Hiking gas prices

Published February 16, 2024

BY increasing gas prices by up to 45pc to recover an additional Rs242bn from all categories of consumers, the caretaker government has met another goal of the $3bn IMF programme. The cabinet approved the price hike recommended by the ECC on Thursday — the deadline for the implementation of the IMF condition. The significant part of the decision is the approval of uniform gas rates for the cash-rich fertiliser companies, largely revoking massive subsidies being pocketed by them for decades. However, the powerful textile industry again got away with a much smaller raise than proposed by the energy minister for already hugely subsidised captive power — despite the condition to make gas supplies for inefficient captive power plants expensive in order to divert the resource to cheaper RLNG power plants for generation. Apparently, the industry minister, a former Aptma chairman, got his way on the pretext that higher captive power gas prices would affect textile exports.

While the increase in fuel prices has been made to ensure the timely release of the last tranche of $1.2bn under the Stand-by Arrangement facility ending in April, it was also crucial for the gas sector’s stability.
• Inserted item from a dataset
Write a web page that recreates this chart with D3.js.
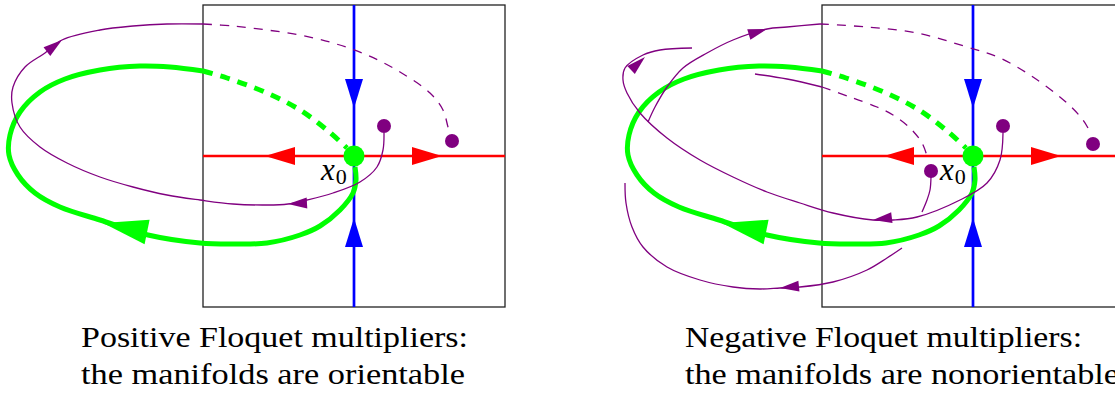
<!DOCTYPE html>
<html>
<head>
<meta charset="utf-8">
<script src="https://cdn.jsdelivr.net/npm/d3@7"></script>
<style>
  html, body { margin: 0; padding: 0; background: #fff; }
  svg { display: block; }
  text { font-family: "Liberation Serif", "DejaVu Serif", serif; }
</style>
</head>
<body>
<svg id="chart" width="1115" height="394"></svg>
<script>
// box coordinates: centre of the section is (0,0), box edge at +-151, v points up
const boxHalf = 151;

const captionsPositive = ["Positive Floquet multipliers:", "the manifolds are orientable"];
const captionsNegative = ["Negative Floquet multipliers:", "the manifolds are nonorientable"];

// stable (blue) and unstable (red) directions, arrows as [tipU, tipV, baseU, baseV]
const unstableArrows = [[-89, 0, -59, 0], [88, 0, 59, 0]];
const stableArrows = [[0, 48, 0, 76], [0, -62, 0, -91]];

// periodic orbit (green), same in both sections
const orbitSolid = [[1, -11], [2, -24], [-1, -37], [-14, -54], [-34, -70], [-54, -79], [-87, -87],
  [-121, -88], [-154, -87], [-206, -79], [-254, -64], [-294, -51], [-319, -37], [-336, -19],
  [-345, 1], [-344, 21], [-334, 44], [-314, 64], [-289, 77], [-254, 86], [-214, 90], [-184, 89], [-151, 85]];
const orbitDashed = [[-151, 85], [-127, 78], [-87, 63], [-54, 46], [-27, 26], [-7, 8]];
const orbitArrow = [-251, -67, -207, -76];

// positive multipliers: one orbit from dot to dot
const posSolid = [
  [[30, 23], [29, 6], [23, -11], [6, -26], [-21, -37], [-47, -44], [-66, -48], [-87, -49], [-121, -48],
   [-154, -44], [-187, -39], [-221, -31], [-254, -21], [-287, -7], [-314, 9], [-334, 29], [-342, 53],
   [-341, 69], [-329, 89], [-309, 103], [-292, 116], [-254, 126], [-221, 130], [-187, 132], [-151, 132]]
];
const posDashed = [
  [[-151, 132], [-121, 130], [-87, 126], [-54, 121], [-21, 113], [13, 101], [46, 84], [76, 63],
   [89, 46], [94, 29], [96, 23]]
];
const posArrows = [[-66, -48, -48, -47], [-292, 116, -309, 103]];
const posDots = [[30, 30], [98, 15]];

// negative multipliers: the orbit flips side every turn
const negSolid = [
  [[30, 23], [27, -4], [14, -27], [-13, -44], [-56, -61], [-80, -64], [-100, -64], [-140, -57],
   [-173, -47], [-206, -36], [-240, -21], [-273, -4], [-306, 18], [-333, 43], [-346, 63], [-350, 76],
   [-348, 88], [-330, 101], [-313, 106], [-281, 108]],
  [[-325, 34], [-318, 49], [-306, 69], [-290, 88], [-266, 103], [-240, 116], [-206, 127], [-186, 129], [-153, 132]],
  [[-218, 82], [-186, 77], [-151, 69]],
  [[-42, -21], [-43, -34], [-46, -44], [-51, -56]],
  [[-71, -92], [-86, -102], [-106, -114], [-140, -126], [-173, -131], [-193, -132], [-213, -133],
   [-240, -131], [-273, -124], [-306, -111], [-330, -91], [-341, -71], [-347, -47], [-348, -27]]
];
const negDashed = [
  [[-153, 132], [-106, 129], [-56, 123], [-6, 109], [27, 98], [60, 79], [94, 53], [110, 36], [115, 28]],
  [[-151, 69], [-123, 59], [-96, 49], [-80, 41], [-63, 28], [-51, 13], [-46, 0]]
];
const negArrows = [[-100, -64, -76, -61], [-328, 99, -342, 86], [-206, 127, -226, 121], [-193, -132, -173, -130]];
const negDots = [[30, 30], [120, 12], [-42, -15]];

const green = "#00ff00", purple = "#800080", red = "#ff0000", blue = "#0000ff";

const svg = d3.select("#chart");

function arrowPath(a, x, y, len, half) {
  const tx = x(a[0]), ty = y(a[1]), bx0 = x(a[2]), by0 = y(a[3]);
  const dx = tx - bx0, dy = ty - by0, n = Math.hypot(dx, dy);
  const ux = dx / n, uy = dy / n;
  const bx = tx - ux * len, by = ty - uy * len;
  return `M${tx},${ty}L${bx - uy * half},${by + ux * half}L${bx + uy * half},${by - ux * half}Z`;
}

function drawPanel(cx, cy, solid, dashed, arrows, dots, captions, capX, capWidths) {
  const x = d3.scaleLinear().domain([-boxHalf, boxHalf]).range([cx - boxHalf, cx + boxHalf]);
  const y = d3.scaleLinear().domain([-boxHalf, boxHalf]).range([cy + boxHalf, cy - boxHalf]);
  const line = d3.line().x(d => x(d[0])).y(d => y(d[1])).curve(d3.curveCatmullRom.alpha(0.5));
  const g = svg.append("g");

  g.append("rect")
    .attr("x", x(-boxHalf)).attr("y", y(boxHalf))
    .attr("width", x(boxHalf) - x(-boxHalf)).attr("height", y(-boxHalf) - y(boxHalf))
    .attr("fill", "none").attr("stroke", "#222").attr("stroke-width", 1.3);

  // unstable + stable manifolds of the section
  g.append("line").attr("x1", x(-boxHalf)).attr("x2", x(boxHalf)).attr("y1", y(0)).attr("y2", y(0))
    .attr("stroke", red).attr("stroke-width", 2.5);
  g.append("line").attr("x1", x(0)).attr("x2", x(0)).attr("y1", y(boxHalf)).attr("y2", y(-boxHalf))
    .attr("stroke", blue).attr("stroke-width", 2.7);
  g.selectAll(".ua").data(unstableArrows).enter().append("path")
    .attr("d", d => arrowPath(d, x, y, 30, 9)).attr("fill", red);
  g.selectAll(".sa").data(stableArrows).enter().append("path")
    .attr("d", d => arrowPath(d, x, y, 29, 9)).attr("fill", blue);

  // periodic orbit
  g.append("path").attr("d", line(orbitSolid)).attr("fill", "none")
    .attr("stroke", green).attr("stroke-width", 5);
  g.append("path").attr("d", line(orbitDashed)).attr("fill", "none")
    .attr("stroke", green).attr("stroke-width", 5).attr("stroke-dasharray", "10,8");
  g.append("path").attr("d", arrowPath(orbitArrow, x, y, 45, 12.5)).attr("fill", green);

  // trajectory near the orbit
  g.selectAll(".ps").data(solid).enter().append("path")
    .attr("d", line).attr("fill", "none").attr("stroke", purple).attr("stroke-width", 1.3);
  g.selectAll(".pd").data(dashed).enter().append("path")
    .attr("d", line).attr("fill", "none").attr("stroke", purple).attr("stroke-width", 1.3)
    .attr("stroke-dasharray", "9,8");
  g.selectAll(".pa").data(arrows).enter().append("path")
    .attr("d", d => arrowPath(d, x, y, 19, 5.5)).attr("fill", purple);
  g.selectAll(".pdot").data(dots).enter().append("circle")
    .attr("cx", d => x(d[0])).attr("cy", d => y(d[1])).attr("r", 7).attr("fill", purple);

  g.append("circle").attr("cx", x(0)).attr("cy", y(0)).attr("r", 10.5).attr("fill", green);

  const lab = g.append("text").attr("x", x(-33)).attr("y", y(-24)).attr("font-size", 31);
  lab.append("tspan").attr("font-style", "italic").text("x");
  lab.append("tspan").attr("dy", 4).attr("dx", 1).attr("font-size", 22).text("0");

  // captions, stretched to the width of the original typesetting
  g.selectAll(".cap").data(captions).enter().append("text")
    .attr("x", capX).attr("y", (d, i) => 347 + i * 37)
    .attr("font-size", 30).attr("fill", "#000")
    .attr("textLength", (d, i) => capWidths[i]).attr("lengthAdjust", "spacingAndGlyphs")
    .text(d => d);
}

drawPanel(354, 156, posSolid, posDashed, posArrows, posDots, captionsPositive, 81, [387, 384]);
drawPanel(973, 156, negSolid, negDashed, negArrows, negDots, captionsNegative, 685, [397, 434]);
</script>
</body>
</html>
The new government taking over soon will be constrained to negotiate another longer, bigger IMF bailout to prevent the nation’s finances from collapsing and avert a potential sovereign default. It was also crucial to improve the cash flow of the two public gas firms and slow down the increase in the circular debt in the gas sector, as well as discourage the wasteful use of the fuel. Higher gas prices would not only put more burden on the common man reeling under the rising cost of living, it will also potentially raise food and other prices further, and might delay monetary easing. The State Bank, which has maintained its key policy rate at 22pc, last month revised up its inflation projections for the fiscal year to 23-25pc from earlier estimates of 20-22pc. In its last monetary policy statement, it said that the impact of the tight monetary stance to bring down inflation was “diluted by sizeable adjustments in administered energy prices ... The large adjustments have significantly impacted the inflation outturns and its near-term outlook”. Unless the authorities undertake serious reforms to address the underlying structural issues in the energy sector to avoid such periodic shocks, price stability will remain elusive.